Note Check the solidDB Release Notes for any limitations that are associated with using a grid in the current release.
One of the main benefits of using a grid is the opportunity to increase system throughput while retaining the low lookup latencies of a standalone solidDB server. However, the throughput and latency vary depending on the type of operation.
▪ For single row lookup operations, the throughput is likely to scale linearly as the number of nodes grows while latencies stay comparable to those of a standalone solidDB server.
Note Latency includes the network latency unless the client application runs in same hardware as the grid node.
▪ For single row write operations, the throughput is not likely to scale linearly with number of nodes since the row must be written to multiple nodes to allow redundancy in case of failure. The theoretical maximum throughput with N nodes and a replication factor M is N/M times the standalone write performance. The practical throughput improvement will not be quite as high with a large number of nodes in the grid.

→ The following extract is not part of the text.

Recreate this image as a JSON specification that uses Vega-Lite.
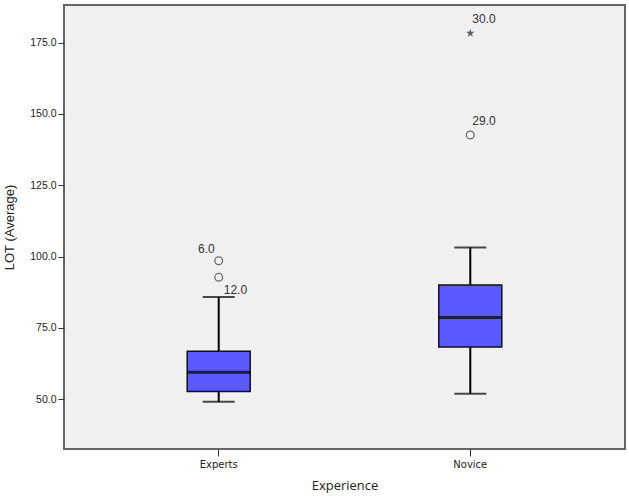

The latencies for single row write operations are likely to be similar to those of a solidDB standalone server.
Note Latency includes the network latency unless the client application runs in same hardware as the grid node.
▪ For complex read and write operations that involve multiple rows in different grid nodes, the grid is not likely to provide performance benefits. Generally, latencies are expected to be longer because the rows must be retrieved across the network. For some operations with a large grid, the throughput might be higher than with a solidDB standalone server.